Friday, September 4, 2009

ramble ramble on Buddhism and books

Last year, I was by myself at a used bookstore in NYC (Strand) and a guy started talking to me about some kind of Buddhism. In all honesty, I was kind of unbalanced at the time. I felt all out of sorts from the move away from MN, and had started meditating, and it was all a lot for me. But the same toughness that didn't see this (my sensitivity, and overdoing change) kept me safe walking around the city by myself. Anyway, this guy was nice, and it was interesting talking to him. He was from some sort of Buddhism where there is a stick they chant to. He gave me a sheet of paper with the info and I promised him I would look at the website, even though I wasn't really interested in chanting to a stick. I kept the paper because I didn't want to be a liar

Recently, I took the piece of paper from this man out of my purse (I am tossing out everything I can, and that means going through it all). I looked up the website. It was pretty much as he described it, chanting to a stick. Buddhism is interesting (though yoga is what appealed to me from day 1), but not my particular thing, and I may be too Western for this stick chanting. I can dig mantras (I highly recommend the Ravi/Ana kundalini yoga DVDs for a Western crowd; they explain the purpose behind various exercises as you go along). However, chanting is a little too somber for me. I know the stick thing is not as ridiculous as it sounds--but I can't figure out why I'd want to do it. I just thought the whole thing was interesting. I remember mostly wondering why he decided to talk to me. Did I look weird? Now I think he was probably enthusiastic about his practice, and saw I was open-minded. It's so funny, the people you can run into.

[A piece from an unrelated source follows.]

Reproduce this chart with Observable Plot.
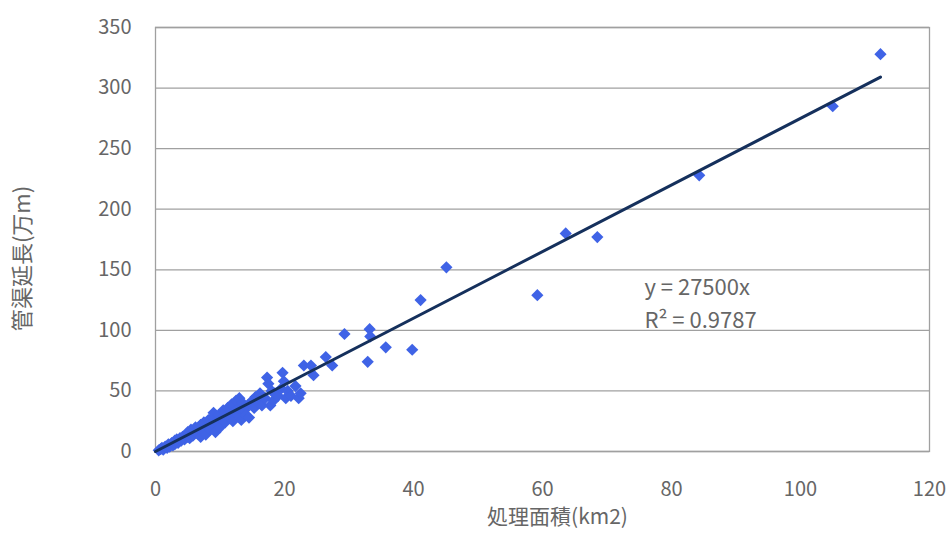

I was reminded again because I went to that bookstore, Strand, when we were in NYC last weekend. I love bookstores, and my weakest point, as far as materialism goes, has to be book collecting. I try to give away books I'm not reading (I even gave away my 1984 version of the book 1984--which was my favorite book for several years! I was a somber teenager :) ) and now have the excuse that I'm going to give them away to a local prison book project. They need the books, I insist, so I need to buy them and read them. But the stack is getting to be too much, even for me. Time to start going to the library more often!

1 comment:

  1. I took a meditation class in college and for one class we meditated on a candle. I found it really entrancing. When I experimented with meditation on my own years later, I found the candle to be very important in giving me something to fixate on. The candle, the stick, they are all good tools for helping with meditation.